(The request) Nothing but the lines from the line that contains "Write a Python" through the line that contains "lab.set_horizontalalignment('center')" should appear in the output, each reproduced exactly.

(Supplied data)
┄┄┄┄┄┄┄┄┄┄

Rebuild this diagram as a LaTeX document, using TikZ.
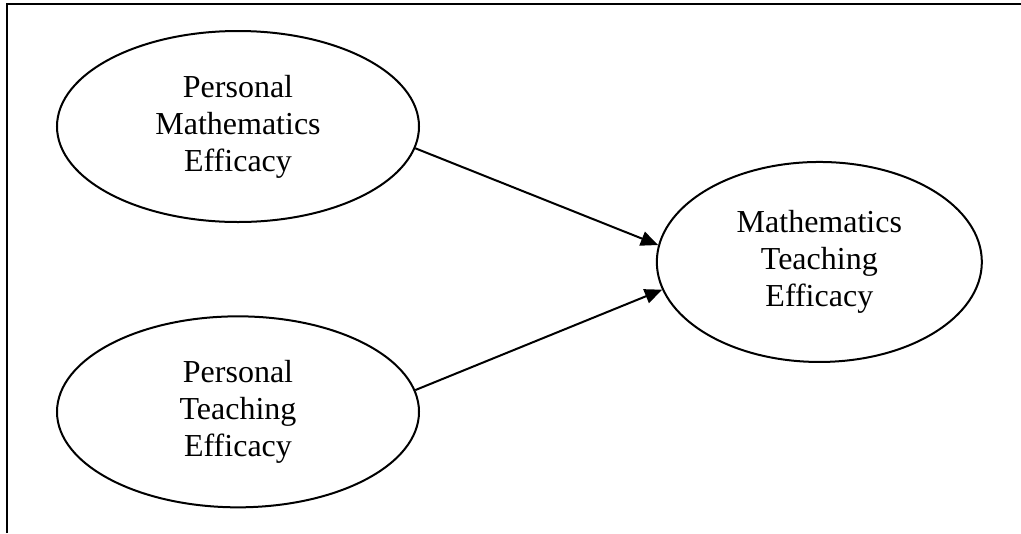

┄┄┄┄┄┄┄┄┄┄

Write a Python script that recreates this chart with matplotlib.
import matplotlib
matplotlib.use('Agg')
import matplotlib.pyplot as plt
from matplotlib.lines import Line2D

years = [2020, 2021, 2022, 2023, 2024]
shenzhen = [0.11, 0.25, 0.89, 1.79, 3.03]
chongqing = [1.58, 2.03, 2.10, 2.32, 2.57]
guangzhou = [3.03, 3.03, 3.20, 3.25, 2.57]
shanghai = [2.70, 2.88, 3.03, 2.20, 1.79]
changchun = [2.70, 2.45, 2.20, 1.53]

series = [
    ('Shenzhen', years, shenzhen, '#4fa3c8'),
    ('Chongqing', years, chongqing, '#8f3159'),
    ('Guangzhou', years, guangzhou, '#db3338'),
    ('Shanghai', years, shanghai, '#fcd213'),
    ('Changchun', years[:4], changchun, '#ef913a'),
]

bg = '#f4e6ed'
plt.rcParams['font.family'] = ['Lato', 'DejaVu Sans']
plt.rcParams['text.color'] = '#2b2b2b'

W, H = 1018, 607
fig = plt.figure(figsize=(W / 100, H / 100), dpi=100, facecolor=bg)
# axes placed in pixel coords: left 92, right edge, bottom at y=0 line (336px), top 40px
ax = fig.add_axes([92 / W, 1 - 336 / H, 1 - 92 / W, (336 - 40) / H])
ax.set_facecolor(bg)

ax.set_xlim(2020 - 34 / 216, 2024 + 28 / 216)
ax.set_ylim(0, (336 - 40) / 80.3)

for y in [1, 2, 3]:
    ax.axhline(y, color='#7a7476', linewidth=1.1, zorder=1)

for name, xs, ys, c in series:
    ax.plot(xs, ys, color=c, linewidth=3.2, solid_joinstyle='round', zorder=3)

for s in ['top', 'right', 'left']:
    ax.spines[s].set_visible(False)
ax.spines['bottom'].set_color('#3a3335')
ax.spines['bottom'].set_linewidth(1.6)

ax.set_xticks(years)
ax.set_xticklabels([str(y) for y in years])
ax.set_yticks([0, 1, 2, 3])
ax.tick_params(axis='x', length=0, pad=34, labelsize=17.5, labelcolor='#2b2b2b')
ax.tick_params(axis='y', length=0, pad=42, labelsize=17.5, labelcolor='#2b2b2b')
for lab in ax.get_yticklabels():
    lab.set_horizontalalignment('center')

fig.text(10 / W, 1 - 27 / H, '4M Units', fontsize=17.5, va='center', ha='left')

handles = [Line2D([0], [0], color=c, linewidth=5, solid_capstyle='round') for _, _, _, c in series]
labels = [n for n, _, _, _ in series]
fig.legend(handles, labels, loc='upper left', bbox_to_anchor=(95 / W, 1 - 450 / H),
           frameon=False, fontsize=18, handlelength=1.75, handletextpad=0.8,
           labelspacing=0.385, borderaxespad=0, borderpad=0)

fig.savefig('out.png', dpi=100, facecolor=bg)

┄┄┄┄┄┄┄┄┄┄

(Written solution)
Write a Python script that recreates this chart with matplotlib.
import matplotlib
matplotlib.use('Agg')
import matplotlib.pyplot as plt
from matplotlib.lines import Line2D

years = [2020, 2021, 2022, 2023, 2024]
shenzhen = [0.11, 0.25, 0.89, 1.79, 3.03]
chongqing = [1.58, 2.03, 2.10, 2.32, 2.57]
guangzhou = [3.03, 3.03, 3.20, 3.25, 2.57]
shanghai = [2.70, 2.88, 3.03, 2.20, 1.79]
changchun = [2.70, 2.45, 2.20, 1.53]

series = [
    ('Shenzhen', years, shenzhen, '#4fa3c8'),
    ('Chongqing', years, chongqing, '#8f3159'),
    ('Guangzhou', years, guangzhou, '#db3338'),
    ('Shanghai', years, shanghai, '#fcd213'),
    ('Changchun', years[:4], changchun, '#ef913a'),
]

bg = '#f4e6ed'
plt.rcParams['font.family'] = ['Lato', 'DejaVu Sans']
plt.rcParams['text.color'] = '#2b2b2b'

W, H = 1018, 607
fig = plt.figure(figsize=(W / 100, H / 100), dpi=100, facecolor=bg)
# axes placed in pixel coords: left 92, right edge, bottom at y=0 line (336px), top 40px
ax = fig.add_axes([92 / W, 1 - 336 / H, 1 - 92 / W, (336 - 40) / H])
ax.set_facecolor(bg)

ax.set_xlim(2020 - 34 / 216, 2024 + 28 / 216)
ax.set_ylim(0, (336 - 40) / 80.3)

for y in [1, 2, 3]:
    ax.axhline(y, color='#7a7476', linewidth=1.1, zorder=1)

for name, xs, ys, c in series:
    ax.plot(xs, ys, color=c, linewidth=3.2, solid_joinstyle='round', zorder=3)

for s in ['top', 'right', 'left']:
    ax.spines[s].set_visible(False)
ax.spines['bottom'].set_color('#3a3335')
ax.spines['bottom'].set_linewidth(1.6)

ax.set_xticks(years)
ax.set_xticklabels([str(y) for y in years])
ax.set_yticks([0, 1, 2, 3])
ax.tick_params(axis='x', length=0, pad=34, labelsize=17.5, labelcolor='#2b2b2b')
ax.tick_params(axis='y', length=0, pad=42, labelsize=17.5, labelcolor='#2b2b2b')
for lab in ax.get_yticklabels():
    lab.set_horizontalalignment('center')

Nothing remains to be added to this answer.